“A Righteous Generation of Jaredites”

Monte S. Nyman

Once more in the Book of Mormon prosperity and riches are equated with righteousness (v. 16; cp. Jacob 2:18–19; Alma 62:48–51; Helaman 3:24–25). Notice that their prosperity included more than gold and silver (Ether 9:17–19). In fact, prosperity is a conditional blessing on the land of America. Nephi, son of Lehi, was promised: “And inasmuch as ye shall keep my commandments, ye shall prosper in the land” (1 Nephi 2:20; see also 2 Nephi 1:9; Ether 2:12). The alternative of the blessing was the curse, which was now beginning, to be taken off the land (Ether 9:16, 20). Lehi warned his sons, “for if iniquity shall abound cursed shall be the land for their sakes” (2 Nephi 1:7).

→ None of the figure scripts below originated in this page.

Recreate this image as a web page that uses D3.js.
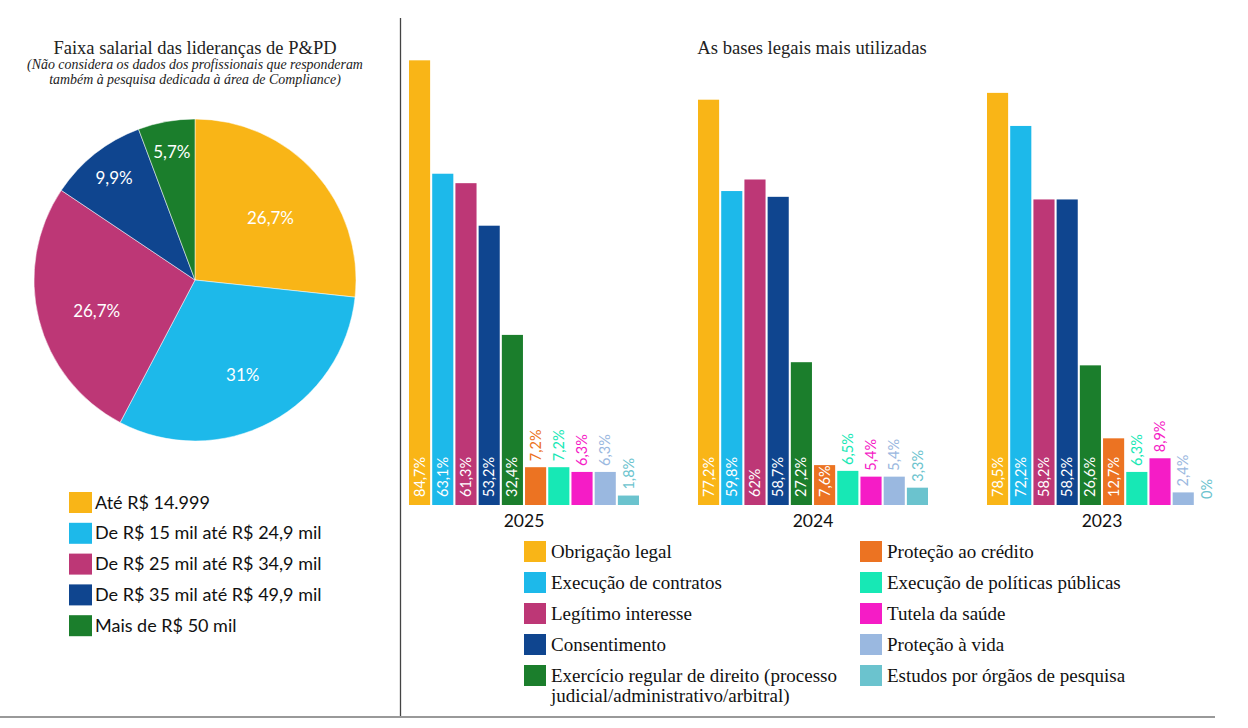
<!DOCTYPE html>
<html>
<head>
<meta charset="utf-8">
<script src="https://cdn.jsdelivr.net/npm/d3@7"></script>
<style>
  body { margin: 0; background: #fff; }
  svg { display: block; }
</style>
</head>
<body>
<svg width="1248" height="728"></svg>
<script>
// pie data
var pieLabels = ["Até R$ 14.999", "De R$ 15 mil até R$ 24,9 mil", "De R$ 25 mil até R$ 34,9 mil",
                 "De R$ 35 mil até R$ 49,9 mil", "Mais de R$ 50 mil"];
var pieValues = [26.7, 31, 26.7, 9.9, 5.7];
var pieColors = ["#F9B517", "#1DB9EA", "#BD3776", "#0F458F", "#1B7E2C"];

// bar data
var years = ["2025", "2024", "2023"];
var bases = ["Obrigação legal", "Execução de contratos", "Legítimo interesse", "Consentimento",
             "Exercício regular de direito (processo judicial/administrativo/arbitral)",
             "Proteção ao crédito", "Execução de políticas públicas", "Tutela da saúde",
             "Proteção à vida", "Estudos por órgãos de pesquisa"];
var values2025 = [84.7, 63.1, 61.3, 53.2, 32.4, 7.2, 7.2, 6.3, 6.3, 1.8];
var values2024 = [77.2, 59.8, 62, 58.7, 27.2, 7.6, 6.5, 5.4, 5.4, 3.3];
var values2023 = [78.5, 72.2, 58.2, 58.2, 26.6, 12.7, 6.3, 8.9, 2.4, 0];
var barColors = ["#F9B517", "#1DB9EA", "#BD3776", "#0F458F", "#1B7E2C",
                 "#EC7322", "#17E8B5", "#F51CC6", "#9AB8E0", "#6BC3CE"];

function fmt(v) { return String(v).replace(".", ",") + "%"; }

function main(){
    var svg = d3.select("svg");
    var serif = "'Liberation Serif', serif",
        sans = "Lato, 'Noto Sans', sans-serif";

    // frame lines
    svg.append("line").attr("x1", 400.5).attr("x2", 400.5).attr("y1", 18).attr("y2", 716)
        .attr("stroke", "#444").attr("stroke-width", 1.3);
    svg.append("line").attr("x1", 0).attr("x2", 1215).attr("y1", 717).attr("y2", 717)
        .attr("stroke", "#999").attr("stroke-width", 2);

    // ---- pie ----
    svg.append("text").attr("x", 195).attr("y", 54).attr("text-anchor", "middle")
        .style("font-family", serif).style("font-size", "18.5px").style("fill", "#222")
        .text("Faixa salarial das lideranças de P&PD");
    var sub = svg.append("text").attr("text-anchor", "middle")
        .style("font-family", serif).style("font-style", "italic").style("font-size", "13.9px").style("fill", "#222");
    sub.append("tspan").attr("x", 195).attr("y", 69).text("(Não considera os dados dos profissionais que responderam");
    sub.append("tspan").attr("x", 195).attr("y", 84).text("também à pesquisa dedicada à área de Compliance)");

    var R = 161;
    var pg = svg.append("g").attr("transform", "translate(195,280)");
    var pie = d3.pie().sort(null).value(function(d){ return d; });
    var arc = d3.arc().innerRadius(0).outerRadius(R);
    var arcs = pie(pieValues);

    pg.selectAll(".slice").data(arcs).enter().append("path")
        .attr("class", "slice")
        .attr("d", arc)
        .attr("fill", function(d, i){ return pieColors[i]; })
        .attr("stroke", "#fff").attr("stroke-width", 0.5);

    pg.selectAll(".plabel").data(arcs).enter().append("text")
        .attr("class", "plabel")
        .attr("transform", function(d){
            var r = d.data < 15 ? R * 0.81 : R * 0.63;
            var a = (d.startAngle + d.endAngle) / 2;
            return "translate(" + (Math.sin(a) * r) + "," + (-Math.cos(a) * r) + ")";
        })
        .attr("text-anchor", "middle").attr("dy", d => d.data < 15 ? "0.35em" : "0.7em")
        .style("font-family", sans).style("font-size", "17px").style("fill", "#fff")
        .text(function(d){ return fmt(d.data); });

    var pl = svg.append("g").attr("transform", "translate(69,492)");
    var prow = pl.selectAll("g").data(pieLabels).enter().append("g")
        .attr("transform", function(d, i){ return "translate(0," + (i * 30.8) + ")"; });
    prow.append("rect").attr("width", 23).attr("height", 21)
        .attr("fill", function(d, i){ return pieColors[i]; });
    prow.append("text").attr("x", 26).attr("y", 16.5)
        .style("font-family", sans).style("font-size", "18px").style("fill", "#111")
        .text(function(d){ return d; });

    // ---- bars ----
    svg.append("text").attr("x", 812).attr("y", 54).attr("text-anchor", "middle")
        .style("font-family", serif).style("font-size", "18.6px").style("fill", "#222")
        .text("As bases legais mais utilizadas");

    var data = [values2025, values2024, values2023];
    var base = 505;
    var x0 = d3.scaleBand().domain(years).range([409, 409 + 3 * 289]);
    var x1 = d3.scaleBand().domain(d3.range(bases.length)).range([0, 230]).paddingInner(0.09);
    var y = d3.scaleLinear().domain([0, 100]).range([base, base - 525]);

    var groups = svg.selectAll(".grp").data(years).enter().append("g")
        .attr("class", "grp")
        .attr("transform", function(d){ return "translate(" + x0(d) + ",0)"; });

    groups.each(function(yr, gi){
        var g = d3.select(this);
        var vals = data[gi].map(function(v, i){ return {v: v, i: i}; });

        g.selectAll(".bar").data(vals).enter().append("rect")
            .attr("class", "bar")
            .attr("x", function(d){ return x1(d.i); })
            .attr("y", function(d){ return y(d.v); })
            .attr("width", x1.bandwidth())
            .attr("height", function(d){ return base - y(d.v); })
            .attr("fill", function(d){ return barColors[d.i]; });

        g.selectAll(".blabel").data(vals).enter().append("text")
            .attr("class", "blabel")
            .attr("transform", function(d){
                var inside = d.i < 6 && d.v >= 7.5;
                var ty = inside ? base - 8 : y(d.v) - 6;
                return "translate(" + (x1(d.i) + x1.bandwidth() / 2) + "," + ty + ") rotate(-90)";
            })
            .attr("dy", "0.35em")
            .style("font-family", sans).style("font-size", "14.5px")
            .style("fill", function(d){ return (d.i < 6 && d.v >= 7.5) ? "#fff" : barColors[d.i]; })
            .text(function(d){ return fmt(d.v); });

        g.append("text").attr("x", 115).attr("y", 527).attr("text-anchor", "middle")
            .style("font-family", sans).style("font-size", "17.5px").style("fill", "#111")
            .text(yr);
    });

    // legend for bars
    var bl = svg.append("g").attr("transform", "translate(524,541)");
    var brow = bl.selectAll("g").data(bases).enter().append("g")
        .attr("transform", function(d, i){
            return "translate(" + (i < 5 ? 0 : 336) + "," + ((i % 5) * 31) + ")";
        });
    brow.append("rect").attr("width", 22).attr("height", 21)
        .attr("fill", function(d, i){ return barColors[i]; });
    brow.append("text").attr("x", 27)
        .style("font-family", serif).style("font-size", "19px").style("fill", "#111")
        .each(function(d){
            var t = d3.select(this);
            var lines = d.indexOf("(processo") > 0 ? [d.slice(0, d.indexOf(" judicial")), d.slice(d.indexOf("judicial"))] : [d];
            lines.forEach(function(l, k){
                t.append("tspan").attr("x", 27).attr("y", 16.5 + k * 20.5).text(l);
            });
        });
}
main();
</script>
</body>
</html>
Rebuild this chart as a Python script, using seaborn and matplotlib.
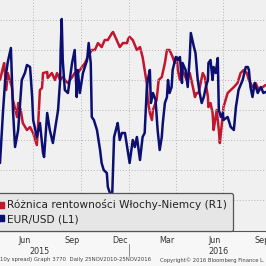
import pandas as pd
import matplotlib
matplotlib.use("Agg")
import matplotlib.pyplot as plt
import matplotlib.dates as mdates
from matplotlib.lines import Line2D
import seaborn as sns

# EUR/USD (L1)
eur_dates = [
    "2015-04-28", "2015-05-04", "2015-05-08", "2015-05-13", "2015-05-19", "2015-05-23",
    "2015-05-27", "2015-06-02", "2015-06-09", "2015-06-15", "2015-06-19", "2015-06-25",
    "2015-06-29", "2015-07-01", "2015-07-08", "2015-07-14", "2015-07-20", "2015-07-22",
    "2015-07-28", "2015-08-02", "2015-08-08", "2015-08-18", "2015-08-22", "2015-08-23",
    "2015-08-25", "2015-08-27", "2015-08-31", "2015-09-06", "2015-09-14", "2015-09-19",
    "2015-09-23", "2015-09-25", "2015-09-29", "2015-10-05", "2015-10-13", "2015-10-16",
    "2015-10-20", "2015-10-22", "2015-10-26", "2015-11-01", "2015-11-07", "2015-11-10",
    "2015-11-14", "2015-11-20", "2015-11-22", "2015-11-26", "2015-11-30", "2015-12-04",
    "2015-12-09", "2015-12-11", "2015-12-15", "2015-12-19", "2015-12-25", "2015-12-31",
    "2016-01-03", "2016-01-09", "2016-01-13", "2016-01-17", "2016-01-23", "2016-01-28",
    "2016-02-01", "2016-02-05", "2016-02-07", "2016-02-11", "2016-02-13", "2016-02-17",
    "2016-02-22", "2016-02-26", "2016-03-01", "2016-03-05", "2016-03-07", "2016-03-11",
    "2016-03-15", "2016-03-17", "2016-03-20", "2016-03-24", "2016-03-26", "2016-04-01",
    "2016-04-05", "2016-04-09", "2016-04-13", "2016-04-14", "2016-04-20", "2016-04-24",
    "2016-04-28", "2016-04-30", "2016-05-06", "2016-05-09", "2016-05-13", "2016-05-17",
    "2016-05-21", "2016-05-25", "2016-05-29", "2016-06-02", "2016-06-03", "2016-06-07",
    "2016-06-11", "2016-06-13", "2016-06-17", "2016-06-21", "2016-06-23", "2016-06-27",
    "2016-07-01", "2016-07-02", "2016-07-10", "2016-07-16", "2016-07-22", "2016-07-26",
    "2016-07-29", "2016-07-31", "2016-08-08", "2016-08-14", "2016-08-18", "2016-08-20",
    "2016-08-23", "2016-08-27", "2016-08-31", "2016-09-06", "2016-09-12", "2016-09-17",
    "2016-09-21",
]
eur_values = [
    1.0756, 1.1074, 1.1254, 1.1362, 1.1446, 1.1074, 1.0852, 1.0954, 1.1254, 1.1296,
    1.1344, 1.1332, 1.1152, 1.1014, 1.0912, 1.0996, 1.0816, 1.0792, 1.1056, 1.0954,
    1.0876, 1.1074, 1.1254, 1.1434, 1.1620, 1.1374, 1.1194, 1.1176, 1.1356, 1.1434,
    1.1152, 1.1314, 1.1176, 1.1296, 1.1374, 1.1476, 1.1356, 1.1032, 1.1014, 1.0954,
    1.0834, 1.0756, 1.0714, 1.0696, 1.0612, 1.0576, 1.0528, 1.0912, 1.0972, 1.0996,
    1.0894, 1.0936, 1.0936, 1.0816, 1.0756, 1.0894, 1.0852, 1.0912, 1.0774, 1.0912,
    1.0936, 1.1194, 1.1254, 1.1314, 1.1116, 1.1176, 1.1134, 1.0954, 1.0834, 1.0912,
    1.0996, 1.1116, 1.1152, 1.1254, 1.1176, 1.1212, 1.1314, 1.1392, 1.1374, 1.1392,
    1.1236, 1.1356, 1.1314, 1.1212, 1.1392, 1.1536, 1.1452, 1.1416, 1.1266, 1.1176,
    1.1116, 1.1152, 1.1212, 1.1254, 1.1356, 1.1374, 1.1254, 1.1332, 1.1296, 1.1386,
    1.1074, 1.1032, 1.1056, 1.1014, 1.1032, 1.0972, 1.0954, 1.1092, 1.1152, 1.1194,
    1.1254, 1.1332, 1.1332, 1.1314, 1.1212, 1.1152, 1.1236, 1.1176, 1.1212, 1.1176,
    1.1182,
]

# Italy-Germany 10y spread, bp (R1, inverted)
spread_dates = [
    "2015-04-28", "2015-05-04", "2015-05-06", "2015-05-10", "2015-05-13", "2015-05-21",
    "2015-05-23", "2015-05-31", "2015-06-02", "2015-06-07", "2015-06-11", "2015-06-19",
    "2015-06-25", "2015-07-01", "2015-07-08", "2015-07-10", "2015-07-14", "2015-07-18",
    "2015-07-20", "2015-07-28", "2015-07-29", "2015-08-06", "2015-08-12", "2015-08-16",
    "2015-08-22", "2015-08-27", "2015-08-31", "2015-09-06", "2015-09-14", "2015-09-19",
    "2015-09-25", "2015-10-03", "2015-10-09", "2015-10-14", "2015-10-22", "2015-10-28",
    "2015-11-03", "2015-11-10", "2015-11-16", "2015-11-22", "2015-11-30", "2015-12-02",
    "2015-12-09", "2015-12-15", "2015-12-21", "2015-12-29", "2015-12-31", "2016-01-03",
    "2016-01-09", "2016-01-17", "2016-01-23", "2016-01-28", "2016-02-01", "2016-02-05",
    "2016-02-07", "2016-02-11", "2016-02-15", "2016-02-17", "2016-02-24", "2016-02-28",
    "2016-03-05", "2016-03-11", "2016-03-15", "2016-03-20", "2016-03-26", "2016-03-30",
    "2016-04-03", "2016-04-05", "2016-04-09", "2016-04-13", "2016-04-14", "2016-04-22",
    "2016-04-28", "2016-05-04", "2016-05-08", "2016-05-11", "2016-05-15", "2016-05-23",
    "2016-05-27", "2016-06-02", "2016-06-03", "2016-06-07", "2016-06-11", "2016-06-13",
    "2016-06-15", "2016-06-19", "2016-06-23", "2016-06-25", "2016-06-29", "2016-07-02",
    "2016-07-10", "2016-07-16", "2016-07-22", "2016-07-29", "2016-08-04", "2016-08-10",
    "2016-08-16", "2016-08-20", "2016-08-27", "2016-09-02", "2016-09-08", "2016-09-16",
    "2016-09-21",
]
spread_values = [
    122.0, 113.6, 111.0, 128.5, 117.5, 126.6, 135.0, 146.1, 137.0, 141.5,
    150.0, 154.5, 152.6, 156.5, 164.3, 154.5, 128.5, 127.2, 117.5, 116.8,
    120.7, 117.5, 122.0, 117.5, 122.0, 120.1, 122.0, 124.0, 120.1, 117.5,
    117.5, 113.6, 111.0, 107.1, 102.5, 102.5, 98.0, 100.6, 96.0, 96.0,
    91.5, 90.8, 96.0, 100.6, 98.0, 98.0, 95.4, 94.0, 96.0, 102.5,
    100.6, 107.1, 115.5, 124.0, 135.0, 143.5, 148.0, 141.5, 135.0, 122.0,
    120.1, 111.0, 102.5, 102.5, 107.1, 111.0, 107.1, 115.5, 122.0, 113.6,
    115.5, 122.0, 117.5, 126.6, 133.1, 130.5, 130.5, 117.5, 120.1, 133.1,
    139.6, 137.0, 143.5, 154.5, 150.0, 141.5, 154.5, 163.0, 150.0, 139.6,
    130.5, 128.5, 126.6, 124.0, 117.5, 115.5, 117.5, 122.0, 126.6, 124.0,
    128.5, 126.6, 125.3,
]

legend_labels = ["Różnica rentowności Włochy-Niemcy (R1)", "EUR/USD (L1)"]
year_labels = ["2015", "2016"]
year_label_dates = ["2015-07-14", "2016-06-23"]
year_break = "2016-01-01"
grid_dates = ["2015-07-01", "2015-10-01", "2016-01-01", "2016-04-01", "2016-07-01"]
footer_left = "10y spread) Graph 3770  Daily 25NOV2010-25NOV2016"
footer_right = "Copyright© 2016 Bloomberg Finance L."

RED = "#c2162f"
NAVY = "#0c0f72"

eur = pd.DataFrame({"date": pd.to_datetime(eur_dates), "value": eur_values})
spread = pd.DataFrame({"date": pd.to_datetime(spread_dates), "value": spread_values})

sns.set_style("white")
plt.rcParams["font.family"] = ["DejaVu Sans"]

fig = plt.figure(figsize=(2.66, 2.66), dpi=100)
fig.patch.set_facecolor("#f7f7f7")

ax = fig.add_axes([0, 35 / 266, 1, 231 / 266])
ax2 = ax.twinx()

ax.set_zorder(ax2.get_zorder() + 1)
ax.patch.set_visible(False)
ax2.patch.set_visible(True)
ax2.set_facecolor("#f0f0f0")

sns.lineplot(data=spread, x="date", y="value", ax=ax2, color=RED, linewidth=1.8)
sns.lineplot(data=eur, x="date", y="value", ax=ax, color=NAVY, linewidth=1.8)

ax.set_xlim(pd.Timestamp("2015-04-28"), pd.Timestamp("2016-09-22"))
ax.set_ylim(1.0348, 1.1734)
ax2.set_ylim(220.15, 70)

ax.set_yticks([1.0534, 1.0714, 1.0894, 1.1074, 1.1254, 1.1434, 1.1614])
ax.grid(axis="y", color="#b4b4b4", linestyle=(0, (1, 2)), linewidth=0.7)
for d in grid_dates:
    ax.axvline(pd.Timestamp(d), color="#b4b4b4", linestyle=(0, (1, 2)), linewidth=0.7, zorder=0)

ax.set_xlabel("")
ax.set_ylabel("")
ax2.set_ylabel("")
ax.tick_params(axis="y", left=False, labelleft=False)
ax2.tick_params(axis="y", right=False, labelright=False)

ax.xaxis.set_major_locator(mdates.MonthLocator())
ax.xaxis.set_major_formatter(plt.NullFormatter())
ax.xaxis.set_minor_locator(mdates.MonthLocator(bymonth=(3, 6, 9, 12), bymonthday=15))
ax.xaxis.set_minor_formatter(mdates.DateFormatter("%b"))
ax.tick_params(axis="x", which="major", length=3, width=0.7, color="#555555", direction="out")
ax.tick_params(axis="x", which="minor", length=0, pad=3.5, labelsize=5.8, labelcolor="#333333")

for a in (ax, ax2):
    for side in ("top", "left", "right", "bottom"):
        a.spines[side].set_visible(False)
ax.spines["bottom"].set_visible(True)
ax.spines["bottom"].set_color("#555555")
ax.spines["bottom"].set_linewidth(0.8)

for label, d in zip(year_labels, year_label_dates):
    ax.text(pd.Timestamp(d), -0.087, label, transform=ax.get_xaxis_transform(),
            ha="center", va="center", fontsize=5.8, color="#333333")

ax.plot([pd.Timestamp(year_break)] * 2, [-0.056, -0.108], transform=ax.get_xaxis_transform(),
        color="#888888", linewidth=0.7, clip_on=False)

handles = [
    Line2D([], [], marker="s", linestyle="none", color=RED, markersize=4.8),
    Line2D([], [], marker="s", linestyle="none", color=NAVY, markersize=4.8),
]
legend = ax.legend(
    handles, legend_labels,
    loc="lower left",
    bbox_to_anchor=(-0.035, 0.0),
    borderaxespad=0,
    fontsize=7.6,
    handlelength=0.6,
    handletextpad=0.25,
    borderpad=0.65,
    labelspacing=0.35,
    fancybox=True,
    frameon=True,
)
for text in legend.get_texts():
    text.set_color("#222222")
frame = legend.get_frame()
frame.set_facecolor("#e6e6e6")
frame.set_edgecolor("#555555")
frame.set_linewidth(0.9)
frame.set_alpha(1)

fig.text(0.0, 6 / 266, footer_left, ha="left", va="center", fontsize=3.9, color="#444444")
fig.text(160 / 266, 6 / 266, footer_right, ha="left", va="center", fontsize=3.8, color="#444444")

plt.savefig("out.png", dpi=100, facecolor=fig.get_facecolor())
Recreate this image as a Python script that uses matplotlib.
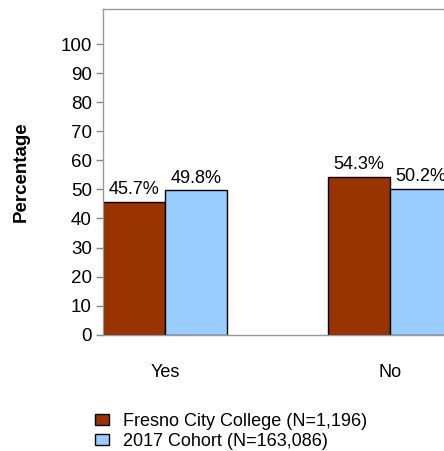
import matplotlib
matplotlib.use("Agg")
import matplotlib.pyplot as plt
from matplotlib.patches import Patch

plt.rcParams['font.family'] = ['Liberation Sans', 'DejaVu Sans']

categories = ["Yes", "No"]
fresno = [45.7, 54.3]
cohort = [49.8, 50.2]
series_names = ["Fresno City College (N=1,196)", "2017 Cohort (N=163,086)"]
yticks = list(range(0, 101, 10))

red = "#993300"
blue = "#99CCFF"
w = 0.275
fs = 13

fig = plt.figure(figsize=(4.44, 4.51), dpi=100)
ax = fig.add_axes([103 / 444, 116.3 / 451, 349 / 444, 325.4 / 451])

x = list(range(len(categories)))
b1 = ax.bar([i - w / 2 for i in x], fresno, w, color=red, edgecolor="black", linewidth=1)
b2 = ax.bar([i + w / 2 for i in x], cohort, w, color=blue, edgecolor="black", linewidth=1)

# value labels above bars
for bars, vals in ((b1, fresno), (b2, cohort)):
    for b, v in zip(bars, vals):
        ax.text(b.get_x() + b.get_width() / 2, v + 1.2, f"{v}%", ha="center", va="bottom", fontsize=fs)

ax.set_xlim(-w, 1 + w)
ax.set_ylim(0, 112)
ax.set_yticks(yticks)
ax.set_xticks(x)
ax.set_xticklabels(categories, fontsize=fs)
ax.tick_params(axis="x", length=0, pad=21)
ax.tick_params(axis="y", colors="#888888", labelcolor="black", labelsize=13.5, length=5, width=1, pad=3)
for s in ax.spines.values():
    s.set_color("#999999")
    s.set_linewidth(1)
ax.set_ylabel("Percentage", fontsize=13.5, fontweight="bold", labelpad=22)

handles = [Patch(facecolor=red, edgecolor="black"), Patch(facecolor=blue, edgecolor="black")]
fig.legend(handles, series_names, loc="upper left", bbox_to_anchor=(95 / 444, 1 - 413 / 451),
           frameon=False, fontsize=fs, handlelength=0.78, handleheight=0.55, handletextpad=0.75,
           labelspacing=0.15, borderaxespad=0, borderpad=0)

fig.savefig("out.png", dpi=100)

The elephants, cureloms, and cumoms, and for some even the horses, must be accepted by faith (Ether 9:19). While there has been much speculation concerning which modern-day animals the cureloms and cumoms may be, Dr. Hugh Nibley has written:

I think it quite significant that the Book of Mormon associates elephants only with the Jaredites, since there is no apparent reason why they should not have been as common in the fifth as in the fifteenth century B.C. All we know is that they became extinct in large parts of Asia somewhere between those dates, as they did likewise in the New World, to follow the Book of Mormon, leaving only the written records of men to testify of their existence.
“They have plenty of iron, accarum, and andanicum,” says Marco Polo of the people of Kobian. “Here they make mirrors of highly polished steel, of large size and very handsome.” The thing to note here is not primarily the advanced state of steel-working in Central Asia, though that as we have seen is significant, but the fact that no one knows for sure what accarum and andanicum are. Marco knew, of course, but since the things didn’t exist in Europe there was no western word for them and so all he could do was to call them by their only names. It is just so with the cureloms and cumoms of Ether 9:19. These animals were unknown to the Nephites, and so Moroni leaves the words untranslated, or else though known to the Nephites, they are out of our experience so that our language has no name to call them by. They were simply breeds of those “many other kinds of animals which were useful for the food of man” (Ether 9:18).
The history of the breeding of “animals which were useful for man” is an extremely complex one; to trace even such conspicuous breeds as the Arabian horse, the dromedary, or the ox is still quite impossible. Travelers in central Asia both from Europe and the Far East always comment on the peculiar breeds of animals they find there—camels with two humps (which are really no more like the Arabian camels than a llama is like a sheep), a big-tailed sheep, and strange varieties of oxen and horses, for none of which it is possible for the travelers to find words in their own languages. So they call dromedaries and Bactrian camels both “camels” and kulans “horses,” just as no doubt the Book of Mormon designates as sheep and cattle breeds that we would hardly recognize. I find it most reassuring that the book of Ether, taking us to archaic times, insists on complicating things by telling about animals plainly extinct in Nephite days and breeds that we cannot identify.

Someday we will learn more about these animals among the Jaredites.

Emer was righteous enough that he saw the Savior (Ether 9:22), an indication of his having his calling and election made sure, or “the more sure word of prophecy” (D&C 131:5–6). He probably had the “privilege to receive the other Comforter [Jesus Christ], which the Lord hath promised his Saints” (TPJS, 150).